THE story of an officer who fought at Gallipoli during the First World War has been revealed by his granddaughter who lives in Hereford.

This year marks the centenary of the Gallipoli campaign, where Allied powers tried to gain control of the sea route from Europe to Russia.

Captain Walter James Butler took part in the major land invasion of the Gallipoli peninsula on April 25, 1915, as part of the 4th battalion of the Worcestershire regiment.

He fought during the campaign until October, when he was wounded and transferred to Egypt.

Lynne Butler, from Hereford, learnt more about his story as she approached her 70th birthday in February.

She said: "It was only recently I started to realise how important it all was- it was quite a surprise.

"I had heard my dad always talk about his dad, who had a very strong character and personality. I feel very proud and it is a story that has got to be told."
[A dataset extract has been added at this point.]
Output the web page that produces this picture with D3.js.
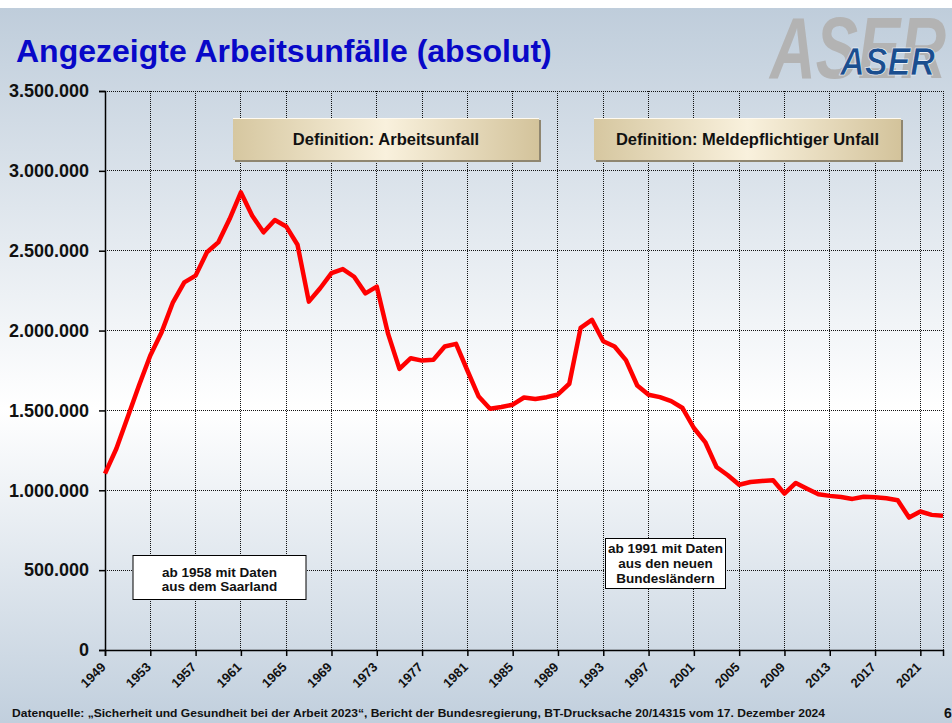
<!DOCTYPE html>
<html>
<head>
<meta charset="utf-8">
<title>Angezeigte Arbeitsunfälle (absolut)</title>
<style>
	body { margin: 0; background: #fff; }
	svg text { font-family: "Liberation Sans", Arial, sans-serif; font-weight: bold; }
</style>
</head>
<body>
<script src="https://cdn.jsdelivr.net/npm/d3@7"></script>
<script>
	// Jahre und angezeigte Arbeitsunfaelle
	var jahre = [1949, 1950, 1951, 1952, 1953, 1954, 1955, 1956, 1957, 1958,
		1959, 1960, 1961, 1962, 1963, 1964, 1965, 1966, 1967, 1968,
		1969, 1970, 1971, 1972, 1973, 1974, 1975, 1976, 1977, 1978,
		1979, 1980, 1981, 1982, 1983, 1984, 1985, 1986, 1987, 1988,
		1989, 1990, 1991, 1992, 1993, 1994, 1995, 1996, 1997, 1998,
		1999, 2000, 2001, 2002, 2003, 2004, 2005, 2006, 2007, 2008,
		2009, 2010, 2011, 2012, 2013, 2014, 2015, 2016, 2017, 2018,
		2019, 2020, 2021, 2022, 2023];
	var unfaelle = [1104000, 1260000, 1458000, 1656000, 1844000, 1990000, 2177000, 2302000, 2344000, 2490000,
		2552000, 2698000, 2865000, 2719000, 2615000, 2692000, 2652000, 2537000, 2181000, 2265000,
		2360000, 2385000, 2337000, 2233000, 2275000, 1979000, 1760000, 1827000, 1812000, 1817000,
		1900000, 1917000, 1750000, 1587000, 1510000, 1521000, 1536000, 1581000, 1571000, 1583000,
		1600000, 1667000, 2017000, 2067000, 1933000, 1900000, 1815000, 1656000, 1598000, 1583000,
		1558000, 1515000, 1390000, 1302000, 1146000, 1094000, 1035000, 1052000, 1058000, 1063000,
		979000, 1046000, 1010000, 975000, 965000, 958000, 946000, 960000, 956000, 950000,
		938000, 829000, 867000, 846000, 840000];
	var xTicks = [1949, 1953, 1957, 1961, 1965, 1969, 1973, 1977, 1981, 1985,
		1989, 1993, 1997, 2001, 2005, 2009, 2013, 2017, 2021];
	var yTicks = [0, 500000, 1000000, 1500000, 2000000, 2500000, 3000000, 3500000];
	var definitionen = ["Definition: Arbeitsunfall", "Definition: Meldepflichtiger Unfall"];
	var hinweis1958 = ["ab 1958 mit Daten", "aus dem Saarland"];
	var hinweis1991 = ["ab 1991 mit Daten", "aus den neuen", "Bundesländern"];

	var w = 952,
		h = 723;

	var de = d3.formatLocale({ decimal: ",", thousands: ".", grouping: [3], currency: ["", " €"] });
	var fmt = de.format(",");

	var svg = d3.select("body").append("svg")
			.attr("width", w)
			.attr("height", h);

	var defs = svg.append("defs");
	var bg = defs.append("linearGradient")
			.attr("id", "bg")
			.attr("x1", 0).attr("y1", 0).attr("x2", 0).attr("y2", 1);
	bg.append("stop").attr("offset", "0%").attr("stop-color", "#bfcddb");
	bg.append("stop").attr("offset", "56%").attr("stop-color", "#ffffff");
	bg.append("stop").attr("offset", "100%").attr("stop-color", "#c1cfdd");

	var beige = defs.append("linearGradient")
			.attr("id", "beige")
			.attr("x1", 0).attr("y1", 0).attr("x2", 1).attr("y2", 0);
	beige.append("stop").attr("offset", "0%").attr("stop-color", "#d6c7a0");
	beige.append("stop").attr("offset", "50%").attr("stop-color", "#f9f1dd");
	beige.append("stop").attr("offset", "100%").attr("stop-color", "#d3c39b");

	svg.append("rect")
		.attr("x", 0).attr("y", 8)
		.attr("width", w).attr("height", h - 8)
		.attr("fill", "url(#bg)");

	// Titel und Logo
	svg.append("text")
		.attr("x", 16).attr("y", 62)
		.attr("font-size", "32px")
		.attr("fill", "#0808c8")
		.text("Angezeigte Arbeitsunfälle (absolut)");

	svg.append("text")
		.attr("x", 770).attr("y", 78)
		.attr("font-size", "88px")
		.attr("font-style", "italic")
		.attr("fill", "#b3b3b3")
		.attr("textLength", 176)
		.attr("lengthAdjust", "spacingAndGlyphs")
		.text("ASER");
	svg.append("text")
		.attr("x", 840).attr("y", 75)
		.attr("font-size", "39px")
		.attr("font-style", "italic")
		.attr("fill", "#1b4e8f")
		.attr("stroke", "#ffffff")
		.attr("stroke-width", 0.6)
		.attr("textLength", 95)
		.attr("lengthAdjust", "spacingAndGlyphs")
		.text("ASER");

	var x = d3.scaleLinear().domain([1949, 2023]).range([105, 943]);
	var y = d3.scaleLinear().domain([0, 3500000]).range([650, 91]);

	// Gitter
	var grid = svg.append("g")
		.attr("stroke", "#111")
		.attr("stroke-width", 1)
		.attr("stroke-dasharray", "1,1")
		.attr("shape-rendering", "crispEdges");
	grid.selectAll("line.h")
		.data(yTicks.slice(1))
		.enter()
		.append("line")
			.attr("class", "h")
			.attr("x1", x(1949)).attr("x2", x(2023))
			.attr("y1", function(d) { return y(d) })
			.attr("y2", function(d) { return y(d) });
	grid.selectAll("line.v")
		.data(xTicks.slice(1).concat([2023]))
		.enter()
		.append("line")
			.attr("class", "v")
			.attr("y1", y(0)).attr("y2", y(3500000))
			.attr("x1", function(d) { return x(d) })
			.attr("x2", function(d) { return x(d) });

	// Achsen
	var yAxis = svg.append("g")
		.attr("transform", "translate(" + x(1949) + ",0)")
		.call(d3.axisLeft(y).tickValues(yTicks).tickSize(6).tickPadding(10).tickFormat(fmt));
	yAxis.select(".domain").attr("stroke", "#000").attr("stroke-width", 1.5);
	yAxis.selectAll(".tick line").attr("stroke", "#000").attr("stroke-width", 1.5);
	yAxis.selectAll(".tick text")
		.attr("font-size", "18px")
		.attr("fill", "#111")
		.attr("font-family", "\"Liberation Sans\", Arial, sans-serif");

	var xAxis = svg.append("g")
		.attr("transform", "translate(0," + y(0) + ")")
		.call(d3.axisBottom(x).tickValues(xTicks).tickSize(6).tickFormat(d3.format("d")));
	xAxis.select(".domain").attr("stroke", "#000").attr("stroke-width", 1.5);
	xAxis.selectAll(".tick line").attr("stroke", "#000").attr("stroke-width", 1.5);
	xAxis.selectAll(".tick text")
		.attr("font-size", "13px")
		.attr("fill", "#111")
		.attr("font-family", "\"Liberation Sans\", Arial, sans-serif")
		.attr("text-anchor", "end")
		.attr("dy", null)
		.attr("y", null)
		.attr("transform", "translate(1,18) rotate(-45)");

	// Definitionskaesten
	var boxes = [{ x: 233, w: 306 }, { x: 594, w: 307 }];
	boxes.forEach(function(b, i) {
		var g = svg.append("g");
		g.append("rect")
			.attr("x", b.x + 2).attr("y", 120)
			.attr("width", b.w).attr("height", 42)
			.attr("fill", "#8f8670");
		g.append("rect")
			.attr("x", b.x).attr("y", 118)
			.attr("width", b.w).attr("height", 42)
			.attr("fill", "url(#beige)");
		g.append("line")
			.attr("x1", b.x).attr("x2", b.x + b.w)
			.attr("y1", 118.5).attr("y2", 118.5)
			.attr("stroke", "#fffaf0");
		g.append("text")
			.attr("x", b.x + b.w / 2).attr("y", 145)
			.attr("text-anchor", "middle")
			.attr("font-size", "16.5px")
			.attr("fill", "#111")
			.text(definitionen[i]);
	});

	// Linie
	var line = d3.line()
		.x(function(d, i) { return x(jahre[i]) })
		.y(function(d) { return y(d) });
	svg.append("path")
		.datum(unfaelle)
		.attr("d", line)
		.attr("fill", "none")
		.attr("stroke", "#ff0000")
		.attr("stroke-width", 4.5)
		.attr("stroke-linejoin", "round");

	// Hinweise
	function hinweis(lines, bx, by, bw, bh, y0, dy) {
		var g = svg.append("g");
		g.append("rect")
			.attr("x", bx).attr("y", by)
			.attr("width", bw).attr("height", bh)
			.attr("fill", "#fff")
			.attr("stroke", "#000")
			.attr("stroke-width", 1);
		g.selectAll("text")
			.data(lines)
			.enter()
			.append("text")
				.attr("x", bx + bw / 2)
				.attr("y", function(d, i) { return y0 + i * dy })
				.attr("text-anchor", "middle")
				.attr("font-size", "13.5px")
				.attr("fill", "#111")
				.text(function(d) { return d });
	}
	hinweis(hinweis1958, 133, 555.5, 173, 44, 577, 13.5);
	hinweis(hinweis1991, 605.5, 538.5, 120, 50, 553, 14.8);

	// Quelle
	svg.append("text")
		.attr("x", 12).attr("y", 717)
		.attr("font-size", "11px")
		.attr("fill", "#111")
		.attr("textLength", 813)
		.attr("lengthAdjust", "spacingAndGlyphs")
		.text("Datenquelle: \u201ESicherheit und Gesundheit bei der Arbeit 2023\u201C, Bericht der Bundesregierung, BT-Drucksache 20/14315 vom 17. Dezember 2024");
	svg.append("text")
		.attr("x", 944).attr("y", 718)
		.attr("font-size", "14px")
		.attr("fill", "#111")
		.text("6");
</script>
</body>
</html>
In the Sunday Mercury Captain Butler wrote about the day his fleet landed at W beach on April 25 at Cape Helles and came under heavy Turkish machine gun fire.

The Allied position by the end of April 25 was not an encouraging one- landings had been achieved but they had not advanced.

Turkish troops quickly surrounded the Allies, who were forced back.

Captain Butler wrote: “Pushing on to the top of the ridge, we came under our first wisp of fire, with casualties dropping here and there. No blank ammunition there. No enemy could be seen, but there was a continual snapping of rifle fire with an occasional splutter of shrapnel.”

Captain Butler was awarded many medals during his military career between 1887 and 1919, serving in India, Burma, Africa and France. He was made an officer in 1913 in Burma.

He was born in Oxford in 1871, and married Lily Simpson in India in 1899. They went on to have 11 children, including Ms Butler's dad, George.

In 1920 Captain Butler came to Hereford and started the Academy Hall Boxing Rooms in Union Street. He was an army heavyweight boxing champion from 1893 to 1894 and 1898 to 1899.

During the Second World War he was commandant of the special constabulary in Hereford. He died in 1948.

Ms Butler added: "This is what has brought it all to me- it is my 70th birthday, which I was dreading. I look at all this and what they all went through and think I am so lucky to have got my health and a good life."